WHAT THE EXERCISE ASKS
Locate the string "chart" throughout the material and copy every line in which it occurs.

RECORDED DATA
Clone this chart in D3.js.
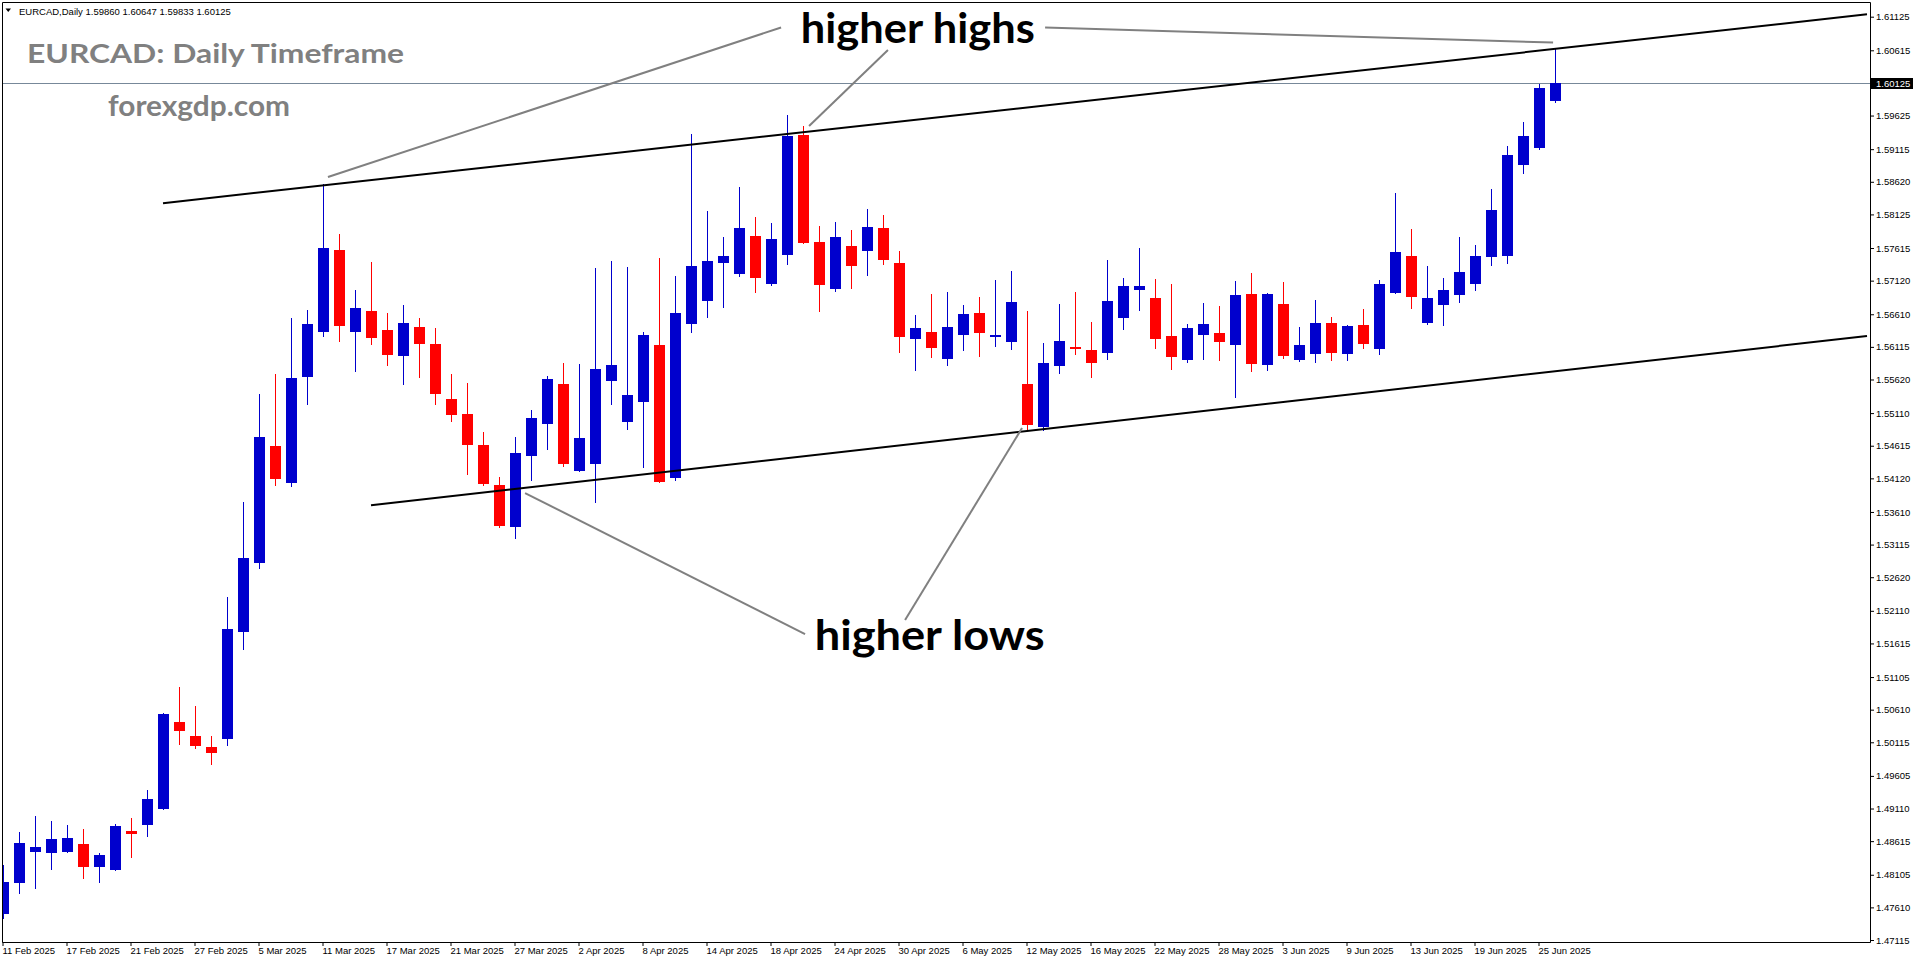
<!DOCTYPE html>
<html><head><meta charset="utf-8">
<script src="https://cdn.jsdelivr.net/npm/d3@7/dist/d3.min.js"></script>
<style>html,body{margin:0;padding:0;background:#fff;overflow:hidden}</style>
</head><body>
<svg id="chart" width="1916" height="964"></svg>
<script>
// ---------------- DATA ----------------
const headerText = "EURCAD,Daily  1.59860 1.60647 1.59833 1.60125";
const titleText = "EURCAD: Daily Timeframe";
const siteText = "forexgdp.com";

const open = [1.47528,1.47998,1.48469,1.48454,1.48469,1.48570,1.48241,1.48196,1.48768,1.48878,
1.49121,1.50422,1.50209,1.50042,1.50179,1.51810,1.52853,1.54610,1.54071,1.55680,
1.56361,1.57584,1.56361,1.56659,1.56370,1.55998,1.56416,1.56158,1.55323,1.55096,
1.54625,1.54018,1.53401,1.54478,1.54964,1.55551,1.54250,1.54357,1.55616,1.54994,
1.55297,1.56143,1.54144,1.56481,1.56826,1.57402,1.57235,1.57797,1.57084,1.57524,
1.59329,1.57706,1.57008,1.57645,1.57584,1.57918,1.57387,1.56249,1.56340,1.55945,
1.56310,1.56628,1.56284,1.56208,1.55551,1.54913,1.55839,1.56112,1.56067,1.56036,
1.56568,1.56992,1.56856,1.56279,1.55930,1.56310,1.56325,1.56158,1.56917,1.55854,
1.56765,1.55930,1.56021,1.56477,1.56021,1.56446,1.56097,1.56947,1.57493,1.56492,
1.56765,1.56917,1.57084,1.57493,1.57508,1.58889,1.59147,1.59860];

const high = [1.48252,1.48752,1.48995,1.48919,1.48859,1.48798,1.48434,1.48874,1.48965,1.49390,
1.50558,1.50953,1.50664,1.50209,1.52320,1.53757,1.55398,1.55701,1.56552,1.56674,
1.58586,1.57830,1.56977,1.57404,1.56627,1.56750,1.56552,1.56396,1.55703,1.55561,
1.54822,1.54140,1.54747,1.55156,1.55672,1.55870,1.55854,1.57311,1.57417,1.57326,
1.56340,1.57463,1.57190,1.59345,1.58176,1.57782,1.58540,1.58085,1.57994,1.59633,
1.59466,1.57948,1.58009,1.57888,1.58206,1.58115,1.57569,1.56598,1.56917,1.56947,
1.56750,1.56871,1.57129,1.57266,1.56659,1.56173,1.56765,1.56947,1.56492,1.57433,
1.57159,1.57615,1.57144,1.57068,1.56461,1.56780,1.56734,1.57114,1.57235,1.56932,
1.57099,1.56416,1.56826,1.56568,1.56446,1.56689,1.57129,1.58449,1.57903,1.57341,
1.57159,1.57782,1.57660,1.58510,1.59162,1.59527,1.60103,1.60647];

const low = [1.47447,1.47831,1.47907,1.48196,1.48454,1.48059,1.47998,1.48176,1.48378,1.48696,
1.49101,1.50092,1.50032,1.49784,1.50073,1.51533,1.52757,1.54024,1.54008,1.55253,
1.56285,1.56206,1.55754,1.56164,1.55844,1.55557,1.55662,1.55252,1.54994,1.54190,
1.54023,1.53385,1.53218,1.54099,1.54569,1.54311,1.54231,1.53765,1.55252,1.54872,
1.54296,1.54068,1.54099,1.56344,1.56568,1.56719,1.57190,1.56947,1.57053,1.57372,
1.57690,1.56659,1.56962,1.57008,1.57205,1.57372,1.56036,1.55763,1.55961,1.55839,
1.56067,1.55976,1.56127,1.56087,1.54868,1.54853,1.55718,1.56006,1.55662,1.55930,
1.56385,1.56674,1.56097,1.55778,1.55885,1.55930,1.55915,1.55354,1.55748,1.55763,
1.55945,1.55900,1.55885,1.55915,1.55915,1.56097,1.56006,1.56932,1.56704,1.56461,
1.56446,1.56795,1.56977,1.57357,1.57387,1.58753,1.59117,1.59833];

const close = [1.47994,1.48586,1.48525,1.48646,1.48661,1.48241,1.48403,1.48843,1.48737,1.49253,
1.50543,1.50305,1.50077,1.49966,1.51831,1.52912,1.54748,1.54130,1.55642,1.56461,
1.57616,1.56451,1.56707,1.56270,1.56009,1.56478,1.56178,1.55419,1.55100,1.54645,
1.54053,1.53416,1.54504,1.55035,1.55627,1.54357,1.54731,1.55778,1.55839,1.55384,
1.56294,1.54083,1.56628,1.57341,1.57417,1.57493,1.57918,1.57175,1.57751,1.59314,
1.57706,1.57068,1.57782,1.57357,1.57933,1.57448,1.56279,1.56401,1.56112,1.56416,
1.56613,1.56340,1.56294,1.56795,1.54944,1.55870,1.56203,1.56102,1.55885,1.56810,
1.57038,1.57038,1.56249,1.55976,1.56401,1.56461,1.56203,1.56901,1.55870,1.56917,
1.55991,1.56143,1.56477,1.56036,1.56431,1.56173,1.57068,1.57554,1.56886,1.56856,
1.56977,1.57250,1.57493,1.58191,1.59026,1.59314,1.60043,1.60125];

// trading days (weekdays) 11 Feb 2025 .. 26 Jun 2025
const dates = d3.timeDay.range(new Date(2025,1,11), new Date(2025,5,27))
  .filter(d => d.getDay() !== 0 && d.getDay() !== 6);

const xTickLabels = ["11 Feb 2025","17 Feb 2025","21 Feb 2025","27 Feb 2025","5 Mar 2025","11 Mar 2025",
"17 Mar 2025","21 Mar 2025","27 Mar 2025","2 Apr 2025","8 Apr 2025","14 Apr 2025","18 Apr 2025",
"24 Apr 2025","30 Apr 2025","6 May 2025","12 May 2025","16 May 2025","22 May 2025","28 May 2025",
"3 Jun 2025","9 Jun 2025","13 Jun 2025","19 Jun 2025","25 Jun 2025"];
const xTickIndex = xTickLabels.map((_, k) => k * 4);

const yTickLabels = ["1.61125","1.60615","1.59625","1.59115","1.58620","1.58125","1.57615","1.57120",
"1.56610","1.56115","1.55620","1.55110","1.54615","1.54120","1.53610","1.53115","1.52620","1.52110",
"1.51615","1.51105","1.50610","1.50115","1.49605","1.49110","1.48615","1.48105","1.47610","1.47115"];

const currentPrice = 1.60125;

// channel trendlines: anchor (bar index, price), extended to the right
const trendLines = [
  {i1: 10, p1: 1.58296, i2: 97, p2: 1.60636},
  {i1: 23, p1: 1.53713, i2: 97, p2: 1.55744}
];
// grey pointer lines (bar index, price)
const pointers = [
  {i1: 20.31, p1: 1.58692, i2: 48.63, p2: 1.60961},
  {i1: 55.31, p1: 1.60619, i2: 50.38, p2: 1.59466},
  {i1: 65.13, p1: 1.60961, i2: 96.88, p2: 1.60733},
  {i1: 50.13, p1: 1.51757, i2: 32.63, p2: 1.53897},
  {i1: 56.38, p1: 1.51970, i2: 63.69, p2: 1.54883}
];
const annotations = [
  {text: "higher highs", i: 49.86, p: 1.60721, len: 234},
  {text: "higher lows",  i: 50.73, p: 1.51514, len: 230}
];

// ---------------- DRAW ----------------
const W = 1916, H = 964;
const L = 3, R = 1870, T = 3, B = 942;
const svg = d3.select("#chart");
const axisFont = "'Liberation Sans', Arial, sans-serif";

const x = d3.scaleBand().domain(dates).range([-5, -5 + 16 * dates.length]).padding(0);
const xi = d3.scaleLinear().domain([0, dates.length]).range([-5 + 8, -5 + 8 + 16 * dates.length]);
const y = d3.scaleLinear().domain([1.47115, 1.61125]).range([940, 16.7]);

svg.append("rect").attr("width", W).attr("height", H).attr("fill", "#fff");

svg.append("defs").append("clipPath").attr("id", "plot")
  .append("rect").attr("x", L).attr("y", T).attr("width", R - L).attr("height", B - T);

const plot = svg.append("g").attr("clip-path", "url(#plot)");

// current price line
plot.append("line").attr("x1", L).attr("x2", R)
  .attr("y1", Math.round(y(currentPrice)) + 0.5).attr("y2", Math.round(y(currentPrice)) + 0.5)
  .attr("stroke", "#778899").attr("stroke-width", 1);

// candles
const candles = dates.map((d, i) => ({d, o: open[i], h: high[i], l: low[i], c: close[i]}));
const cg = plot.append("g");
candles.forEach(k => {
  const cx = x(k.d) + x.bandwidth() / 2;
  const col = k.c >= k.o ? "#0000CD" : "#FF0000";
  const yh = Math.round(y(k.h)), yl = Math.round(y(k.l));
  const yt = Math.round(y(Math.max(k.o, k.c))), yb = Math.round(y(Math.min(k.o, k.c)));
  cg.append("rect").attr("x", cx).attr("y", yh).attr("width", 1).attr("height", Math.max(1, yl - yh + 1)).attr("fill", col);
  cg.append("rect").attr("x", cx - 5).attr("y", yt).attr("width", 11).attr("height", Math.max(1, yb - yt + 1)).attr("fill", col);
});

// trendlines
trendLines.forEach(t => {
  const slope = (t.p2 - t.p1) / (t.i2 - t.i1);
  const iEnd = xi.invert(R + 5) - 0.5;
  plot.append("line")
    .attr("x1", xi(t.i1)).attr("y1", y(t.p1))
    .attr("x2", xi(iEnd)).attr("y2", y(t.p1 + slope * (iEnd - t.i1)))
    .attr("stroke", "#000").attr("stroke-width", 2);
});

// pointers
pointers.forEach(p => {
  plot.append("line")
    .attr("x1", xi(p.i1)).attr("y1", y(p.p1)).attr("x2", xi(p.i2)).attr("y2", y(p.p2))
    .attr("stroke", "#808080").attr("stroke-width", 2);
});

// annotation texts
annotations.forEach(a => {
  plot.append("text").attr("x", xi(a.i)).attr("y", y(a.p))
    .attr("font-family", "Lato, 'Open Sans', sans-serif").attr("font-weight", 700)
    .attr("font-size", 42).attr("fill", "#000")
    .attr("textLength", a.len).attr("lengthAdjust", "spacingAndGlyphs")
    .text(a.text);
});

// title & site
svg.append("text").attr("x", 27).attr("y", 63)
  .attr("font-family", "Lato, sans-serif").attr("font-weight", 700).attr("font-size", 27)
  .attr("fill", "#808080").attr("textLength", 377).attr("lengthAdjust", "spacingAndGlyphs").text(titleText);
svg.append("text").attr("x", 108).attr("y", 116)
  .attr("font-family", "Lato, sans-serif").attr("font-weight", 700).attr("font-size", 28)
  .attr("fill", "#808080").attr("textLength", 182).attr("lengthAdjust", "spacingAndGlyphs").text(siteText);

// header
svg.append("path").attr("d", "M5.5,8.5 L11,8.5 L8.25,12 Z").attr("fill", "#000");
svg.append("text").attr("x", 19).attr("y", 14.5).attr("font-family", axisFont)
  .attr("font-size", 9.5).attr("fill", "#000").text(headerText);

// frame
svg.append("path")
  .attr("d", `M${L - 0.5},${B + 0.5} V${T - 0.5} H${R + 0.5} V${B + 0.5} Z`)
  .attr("fill", "none").attr("stroke", "#000").attr("stroke-width", 1);

// Y axis (right)
const yAxis = d3.axisRight(y)
  .tickValues(yTickLabels.map(Number))
  .tickFormat((d, i) => yTickLabels[i])
  .tickSize(4).tickSizeOuter(0).tickPadding(2);
const yg = svg.append("g").attr("transform", `translate(${R},0)`).call(yAxis);
yg.select(".domain").remove();
yg.selectAll(".tick line").attr("stroke", "#000");
yg.selectAll(".tick text").attr("font-family", axisFont).attr("font-size", 9.5).attr("fill", "#000");

// current price label
const cpY = Math.round(y(currentPrice));
svg.append("rect").attr("x", R + 1).attr("y", cpY - 5).attr("width", 42).attr("height", 11).attr("fill", "#000");
svg.append("text").attr("x", R + 6).attr("y", cpY + 0.5).attr("dy", "0.34em")
  .attr("font-family", axisFont).attr("font-size", 9.5).attr("fill", "#fff").text(d3.format(".5f")(currentPrice));

// X axis (bottom)
const xAxis = d3.axisBottom(x)
  .tickValues(xTickIndex.map(i => dates[i]))
  .tickFormat((d, k) => xTickLabels[k])
  .tickSize(4).tickSizeOuter(0).tickPadding(1.5);
const xg = svg.append("g").attr("transform", `translate(0,${B})`).call(xAxis);
xg.select(".domain").remove();
xg.selectAll(".tick line").attr("stroke", "#000");
xg.selectAll(".tick text").attr("font-family", axisFont).attr("font-size", 9.5).attr("fill", "#000")
  .attr("text-anchor", "start").attr("x", -0.5);
</script>
</body></html>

RESULT
Clone this chart in D3.js.
<svg id="chart" width="1916" height="964"></svg>
const svg = d3.select("#chart");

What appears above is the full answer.